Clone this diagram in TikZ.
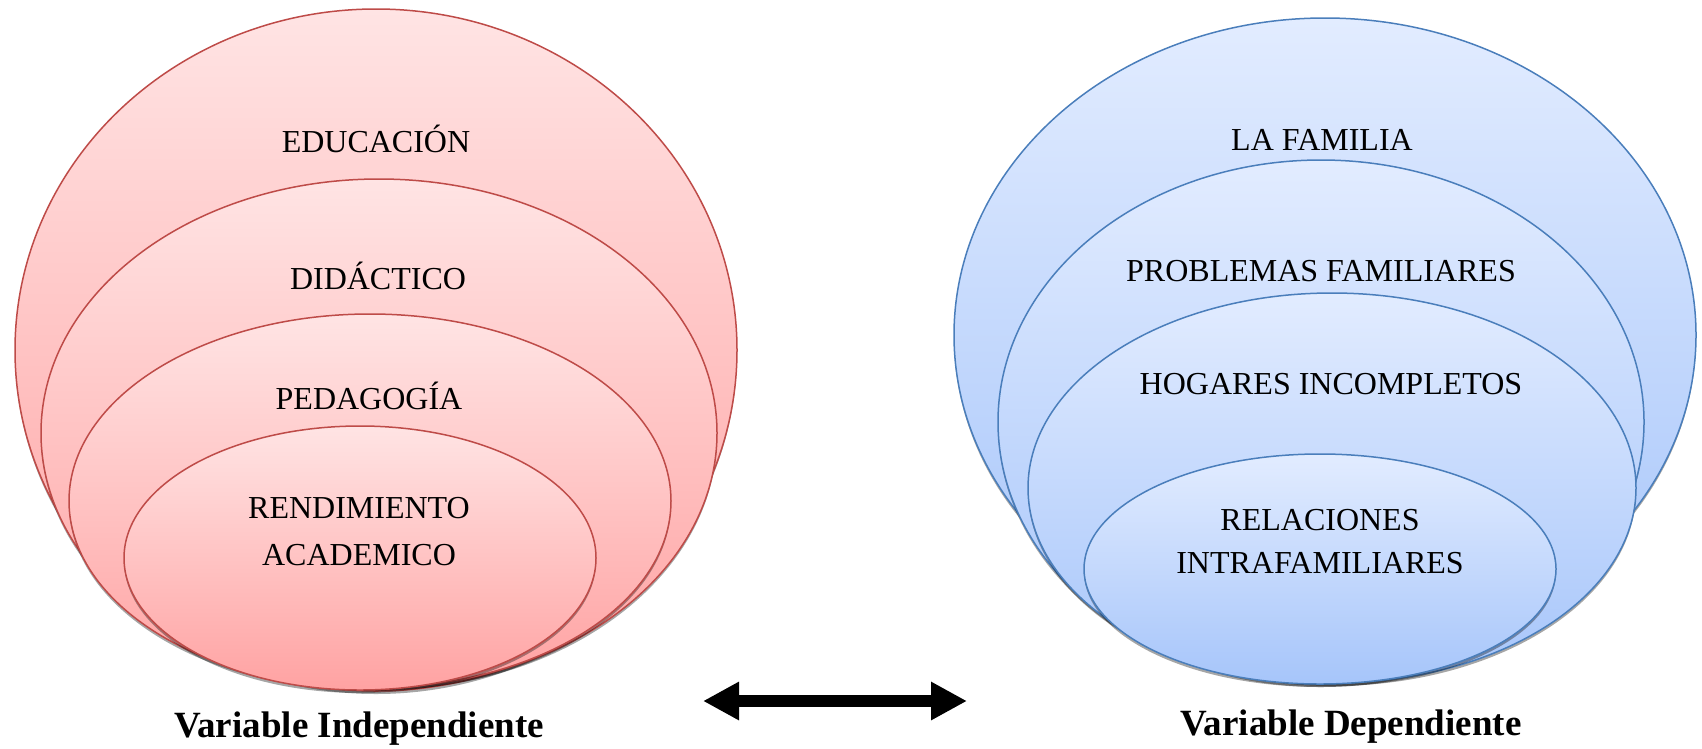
\documentclass[tikz,border=0pt]{standalone}
\usepackage{fontspec}
\setmainfont{Liberation Serif}
\usetikzlibrary{shapes.geometric,shadows,arrows.meta}
\definecolor{rtop}{HTML}{FFE4E4}
\definecolor{rbot}{HTML}{FFA2A2}
\definecolor{redge}{HTML}{BE4B48}
\definecolor{btop}{HTML}{E2ECFF}
\definecolor{bbot}{HTML}{A6C5FA}
\definecolor{bedge}{HTML}{4A7EBB}
\begin{document}
\begin{tikzpicture}[x=1pt,y=-1pt,
  ell/.style={ellipse, inner sep=0pt, line width=1.5pt,
    drop shadow={shadow xshift=0pt,shadow yshift=-3pt,opacity=0.35,fill=black}},
  redell/.style={ell, draw=redge, top color=rtop, bottom color=rbot},
  blueell/.style={ell, draw=bedge, top color=btop, bottom color=bbot},
  lbl/.style={font=\fontsize{32}{40}\selectfont, inner sep=0pt, anchor=base},
  capt/.style={font=\fontsize{37}{42}\selectfont\bfseries, inner sep=0pt, anchor=base}]
\useasboundingbox (0,0) rectangle (1702,748);
% left group
\node[redell, minimum width=722pt, minimum height=682pt] (L1) at (376,350) {};
\node[redell, minimum width=676pt, minimum height=508pt] (L2) at (379,433) {};
\node[redell, minimum width=602pt, minimum height=374pt] (L3) at (370,501) {};
\node[redell, minimum width=472pt, minimum height=264pt] (L4) at (360,558) {};
\node[lbl] (t1) at (376,152) {EDUCACIÓN};
\node[lbl] (t2) at (378,289) {DIDÁCTICO};
\node[lbl] (t3) at (369,409) {PEDAGOGÍA};
\node[lbl] (t4a) at (359,518) {RENDIMIENTO};
\node[lbl] (t4b) at (359,565) {ACADEMICO};
\node[capt] (capL) at (359,737) {Variable Independiente};
% right group
\node[blueell, minimum width=742pt, minimum height=634pt] (R1) at (1325,335) {};
\node[blueell, minimum width=646pt, minimum height=524pt] (R2) at (1321,422) {};
\node[blueell, minimum width=608pt, minimum height=390pt] (R3) at (1332,488) {};
\node[blueell, minimum width=472pt, minimum height=230pt] (R4) at (1320,569) {};
\node[lbl] (s1) at (1322,150) {LA FAMILIA};
\node[lbl] (s2) at (1321,281) {PROBLEMAS FAMILIARES};
\node[lbl] (s3) at (1331,394) {HOGARES INCOMPLETOS};
\node[lbl] (s4a) at (1320,530) {RELACIONES};
\node[lbl] (s4b) at (1320,573) {INTRAFAMILIARES};
\node[capt] (capR) at (1351,735) {Variable Dependiente};
% arrow
\coordinate (arL) at (703,701);
\coordinate (arR) at (967,701);
\draw[line width=12pt, {Triangle[length=36pt,width=36pt]}-{Triangle[length=36pt,width=36pt]}] (arL) -- (arR);
\end{tikzpicture}
\end{document}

┄┄┄┄┄┄┄┄┄┄┄┄┄┄┄┄┄┄┄┄

The pictures should not be reproduced; quote all of the other material exactly.

● ANSWER TO THE TASK
Clone this diagram in TikZ.
\documentclass[tikz,border=0pt]{standalone}
\usepackage{fontspec}
\setmainfont{Liberation Serif}
\usetikzlibrary{shapes.geometric,shadows,arrows.meta}
\definecolor{rtop}{HTML}{FFE4E4}
\definecolor{rbot}{HTML}{FFA2A2}
\definecolor{redge}{HTML}{BE4B48}
\definecolor{btop}{HTML}{E2ECFF}
\definecolor{bbot}{HTML}{A6C5FA}
\definecolor{bedge}{HTML}{4A7EBB}
\begin{document}
\begin{tikzpicture}[x=1pt,y=-1pt,
  ell/.style={ellipse, inner sep=0pt, line width=1.5pt,
    drop shadow={shadow xshift=0pt,shadow yshift=-3pt,opacity=0.35,fill=black}},
  redell/.style={ell, draw=redge, top color=rtop, bottom color=rbot},
  blueell/.style={ell, draw=bedge, top color=btop, bottom color=bbot},
  lbl/.style={font=\fontsize{32}{40}\selectfont, inner sep=0pt, anchor=base},
  capt/.style={font=\fontsize{37}{42}\selectfont\bfseries, inner sep=0pt, anchor=base}]
\useasboundingbox (0,0) rectangle (1702,748);
% left group
\node[redell, minimum width=722pt, minimum height=682pt] (L1) at (376,350) {};
\node[redell, minimum width=676pt, minimum height=508pt] (L2) at (379,433) {};
\node[redell, minimum width=602pt, minimum height=374pt] (L3) at (370,501) {};
\node[redell, minimum width=472pt, minimum height=264pt] (L4) at (360,558) {};
\node[lbl] (t1) at (376,152) {EDUCACIÓN};
\node[lbl] (t2) at (378,289) {DIDÁCTICO};
\node[lbl] (t3) at (369,409) {PEDAGOGÍA};
\node[lbl] (t4a) at (359,518) {RENDIMIENTO};
\node[lbl] (t4b) at (359,565) {ACADEMICO};
\node[capt] (capL) at (359,737) {Variable Independiente};
% right group
\node[blueell, minimum width=742pt, minimum height=634pt] (R1) at (1325,335) {};
\node[blueell, minimum width=646pt, minimum height=524pt] (R2) at (1321,422) {};
\node[blueell, minimum width=608pt, minimum height=390pt] (R3) at (1332,488) {};
\node[blueell, minimum width=472pt, minimum height=230pt] (R4) at (1320,569) {};
\node[lbl] (s1) at (1322,150) {LA FAMILIA};
\node[lbl] (s2) at (1321,281) {PROBLEMAS FAMILIARES};
\node[lbl] (s3) at (1331,394) {HOGARES INCOMPLETOS};
\node[lbl] (s4a) at (1320,530) {RELACIONES};
\node[lbl] (s4b) at (1320,573) {INTRAFAMILIARES};
\node[capt] (capR) at (1351,735) {Variable Dependiente};
% arrow
\coordinate (arL) at (703,701);
\coordinate (arR) at (967,701);
\draw[line width=12pt, {Triangle[length=36pt,width=36pt]}-{Triangle[length=36pt,width=36pt]}] (arL) -- (arR);
\end{tikzpicture}
\end{document}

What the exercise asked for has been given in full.